Genre: Country ,Honky Tonk ,New Traditionalist ,Alt-Country
Origin: U.S.A
Listen on Coda
Clay Blaker earned his widest recognition by penning half a dozen numbers that George Strait placed on record, yet he has also built a steady regional following as frontman of the Texas Honky-Tonk Band and has issued four collections of his own songs. Born in Houston and raised in nearby Almeda, Texas, he absorbed contrasting musical tastes at home: his father favored big-band repertoire while his mother preferred country. The resulting range of influences runs from Glenn Miller to Ernest Tubb, and a family film captures the five-year-old Blaker in a green cowboy suit, singing Hank Williams’ “Hey Good Lookin’” on a Roy Rogers model guitar.

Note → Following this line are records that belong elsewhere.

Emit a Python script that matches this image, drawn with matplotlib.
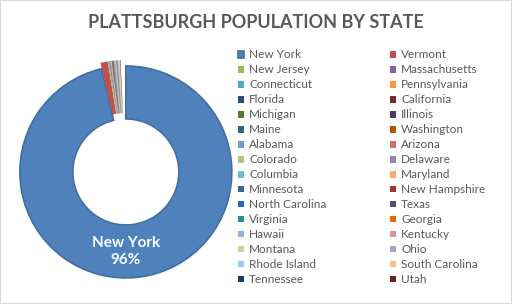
import matplotlib
matplotlib.use("Agg")
import matplotlib.pyplot as plt
from matplotlib.patches import Rectangle

title = "PLATTSBURGH POPULATION BY STATE"
states = ["New York", "Vermont", "New Jersey", "Massachusetts", "Connecticut", "Pennsylvania",
          "Florida", "California", "Michigan", "Illinois", "Maine", "Washington",
          "Alabama", "Arizona", "Colorado", "Delaware", "Columbia", "Maryland",
          "Minnesota", "New Hampshire", "North Carolina", "Texas", "Virginia", "Georgia",
          "Hawaii", "Kentucky", "Montana", "Ohio", "Rhode Island", "South Carolina",
          "Tennessee", "Utah"]
shares = [0.963, 0.011, 0.0020, 0.0015, 0.0012, 0.0012,
          0.0010, 0.0010, 0.00045, 0.00045, 0.00045, 0.00045,
          0.00045, 0.00045, 0.00045, 0.00045, 0.00045, 0.00045,
          0.00045, 0.00045, 0.00045, 0.00045, 0.00045, 0.00045,
          0.00045, 0.00045, 0.00045, 0.00045, 0.00045, 0.00045,
          0.00045, 0.00045]
colors = ["#4F81BD", "#C0504D", "#9BBB59", "#8064A2", "#4BACC6", "#F79646",
          "#2C4D75", "#772C2A", "#5F7530", "#4D3B62", "#276A7C", "#B65708",
          "#729ACA", "#CD7371", "#AFC97A", "#9983B5", "#6FBDD1", "#F9AB6B",
          "#3A679C", "#9E3532", "#1B6AC0", "#5C4684", "#2E8A9E", "#E46C0A",
          "#95B3D7", "#D99694", "#C3D69B", "#B3A2C7", "#93CDDD", "#FAC090",
          "#1F3B61", "#632523"]

W, H = 512, 304
fig = plt.figure(figsize=(W / 100, H / 100), dpi=100)
fig.patch.set_facecolor("white")
fig.patches.append(Rectangle((0, 0), 1, 1, transform=fig.transFigure, fill=False,
                             edgecolor="#d9d9d9", lw=1.5))

# donut
cx, cy, R, half = 125.5, 169, 106, 116
ax = fig.add_axes([(cx - half) / W, (H - cy - half) / H, 2 * half / W, 2 * half / H])
wedges, _ = ax.pie(shares, colors=colors, startangle=90, counterclock=False,
                   normalize=False, radius=1, explode=[0.028] * len(shares),
                   wedgeprops=dict(width=0.5, linewidth=0))
wedges[0].set_edgecolor("#41709f")
wedges[0].set_linewidth(1.2)
lim = half / R
ax.set_xlim(-lim, lim)
ax.set_ylim(-lim, lim)
ax.set_aspect("equal")
ax.axis("off")

wc = wedges[0].center
ax.text(wc[0], wc[1] - 0.75, f"{states[0]}\n{round(shares[0] * 100)}%", ha="center",
        va="center", color="white", fontsize=11, fontweight="bold", family="Lato",
        linespacing=1.25)

fig.text(0.5, 1 - 22 / H, title, ha="center", va="center", fontsize=13,
         fontweight="bold", color="#595959", family="Lato")

common = dict(loc="upper left", frameon=False, handlelength=0.5,
              handleheight=0.5, handletextpad=0.45, labelspacing=0.337,
              borderpad=0, borderaxespad=0, labelcolor="#595959",
              prop=dict(family="Lato", size=8.5))
leg1 = fig.legend(wedges[0::2], states[0::2], bbox_to_anchor=(238 / W, 1 - 49.5 / H), **common)
leg2 = fig.legend(wedges[1::2], states[1::2], bbox_to_anchor=(390 / W, 1 - 49.5 / H), **common)

fig.savefig("out.png", dpi=100)
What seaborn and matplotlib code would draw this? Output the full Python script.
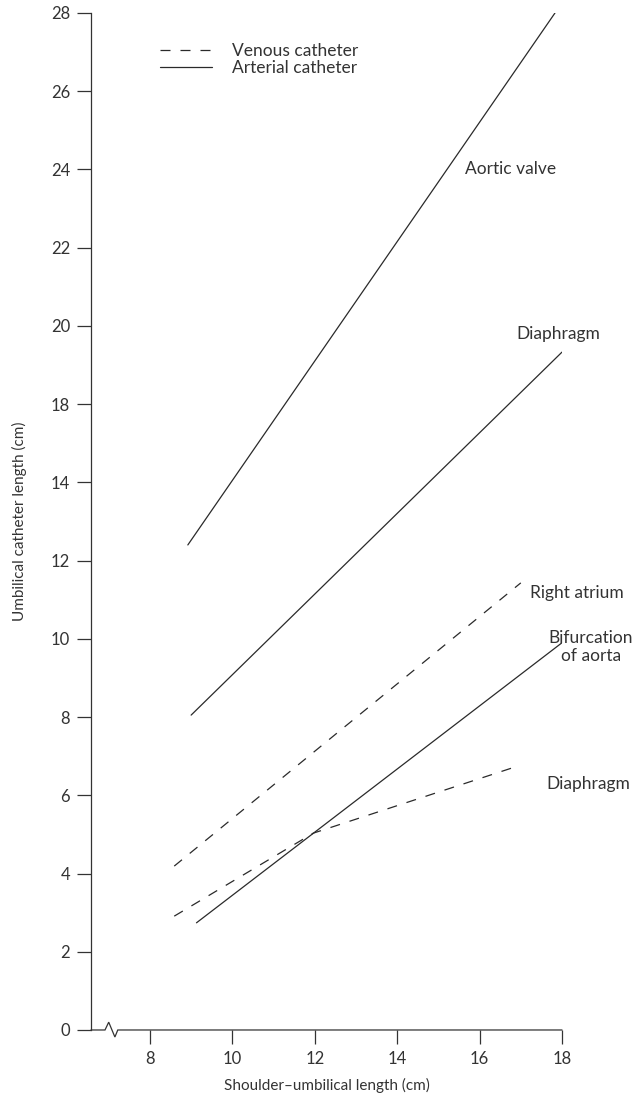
import numpy as np
import pandas as pd
import matplotlib.pyplot as plt
from matplotlib.lines import Line2D
import seaborn as sns

sns.set_style("ticks")
plt.rcParams['font.family'] = ['Lato', 'DejaVu Sans']

# y axis of the original is evenly spaced but its labels skip 16,
# so lines are given in tick-position units (one tick every 2 units)
y_tick_labels = [0, 2, 4, 6, 8, 10, 12, 14, 18, 20, 22, 24, 26, 28]
x_ticks = [8, 10, 12, 14, 16, 18]

# line end points
aortic_x = [8.92, 17.83]
aortic_y = [12.4, 26.0]
diaph_art_x = [9.0, 18.0]
diaph_art_y = [8.05, 17.33]
bifurc_x = [9.13, 18.0]
bifurc_y = [2.74, 9.9]
atrium_x = [8.59, 17.0]
atrium_y = [4.19, 11.43]
diaph_ven_x = [8.59, 11.96, 16.85]
diaph_ven_y = [2.91, 5.03, 6.72]

def make_df():
    rows = []
    series = [
        ('Aortic valve', 'Arterial catheter', aortic_x, aortic_y),
        ('Diaphragm (arterial)', 'Arterial catheter', diaph_art_x, diaph_art_y),
        ('Bifurcation of aorta', 'Arterial catheter', bifurc_x, bifurc_y),
        ('Right atrium', 'Venous catheter', atrium_x, atrium_y),
        ('Diaphragm (venous)', 'Venous catheter', diaph_ven_x, diaph_ven_y),
    ]
    for site, cath, xs, ys in series:
        for x, y in zip(xs, ys):
            rows.append({'site': site, 'catheter': cath, 'x': x, 'y': y})
    return pd.DataFrame(rows)

df = make_df()
ink = '#2a2a2a'
grey = '#333333'
dash = (8, 8)

fig = plt.figure(figsize=(6.39, 10.99), dpi=100)
ax = fig.add_axes([0.1424, 0.0628, 0.7371, 0.9254])

sns.lineplot(data=df, x='x', y='y', units='site', estimator=None, sort=False,
             style='catheter',
             dashes={'Venous catheter': dash, 'Arterial catheter': ''},
             color=ink, linewidth=0.9, legend=False, ax=ax)

ax.set_xlim(6.57, 18)
ax.set_ylim(0, 26)
ax.set_yticks(np.arange(0, 27, 2))
ax.set_yticklabels([str(v) for v in y_tick_labels])
ax.set_xticks(x_ticks)
ax.set_xticklabels([str(v) for v in x_ticks])
ax.tick_params(direction='out', length=10, width=0.9, color=grey,
               labelsize=12, labelcolor=grey, pad=5)

sns.despine(ax=ax)
ax.spines['left'].set_color(grey)
ax.spines['left'].set_linewidth(0.9)
ax.spines['bottom'].set_visible(False)

# bottom axis with a break symbol
bx = [6.57, 6.91, 7.0, 7.15, 7.22, 18.0]
by = [0, 0, 0.2, -0.18, 0, 0]
ax.plot(bx, by, color=grey, lw=0.9, clip_on=False, solid_joinstyle='miter')

ax.set_xlabel('Shoulder\u2013umbilical length (cm)', fontsize=11, color=grey, labelpad=8)
ax.set_ylabel('Umbilical catheter length (cm)', fontsize=11, color=grey, labelpad=17)

txt = dict(fontsize=12.5, color=grey, va='center')
ax.text(15.65, 22.0, 'Aortic valve', ha='left', **txt)
ax.text(16.9, 17.79, 'Diaphragm', ha='left', **txt)
ax.text(17.23, 11.17, 'Right atrium', ha='left', **txt)
ax.text(18.7, 9.79, 'Bifurcation\nof aorta', ha='center', linespacing=1.2, **txt)
ax.text(17.63, 6.3, 'Diaphragm', ha='left', **txt)

handles = [Line2D([], [], color=ink, lw=0.9, linestyle=(0, dash)),
           Line2D([], [], color=ink, lw=0.9)]
ax.legend(handles, ['Venous catheter', 'Arterial catheter'], loc='upper left',
          bbox_to_anchor=(0.146, 0.97), frameon=False, fontsize=12.5,
          handlelength=3.0, handletextpad=1.15, labelspacing=0.05,
          borderpad=0, borderaxespad=0, labelcolor=grey)

plt.savefig('out.png', dpi=100)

An avid surfer, Blaker moved to Maui in 1970, but music grew more central by 1973, drawing him to southern California to be close to friends who played in bands. He launched his own group in 1974 and worked the California coast until December 1976, when the Texas Honky-Tonk Band headed to Houston for a one-week break. Local response proved strong enough that the musicians decided to stay. Blaker began cutting tracks in Houston studios and released his first album, What a Way to Live, in 1981. That same year his longtime friend George Strait appeared on the charts. Blaker and his band supported Strait on many early tour dates, and Strait recorded Blaker’s “The Only Thing That I Have Left”—later re-recorded by Tim McGraw—for the 1982 album Strait from the Heart.

Over the following years Strait, LeAnn Rimes, Clay Walker, and Mark Chesnutt all recorded additional Blaker compositions, while Blaker himself continued to perform chiefly as a local act. His fourth album, Rumor Town, appeared in 1998; Welcome to the Wasteland followed three years later.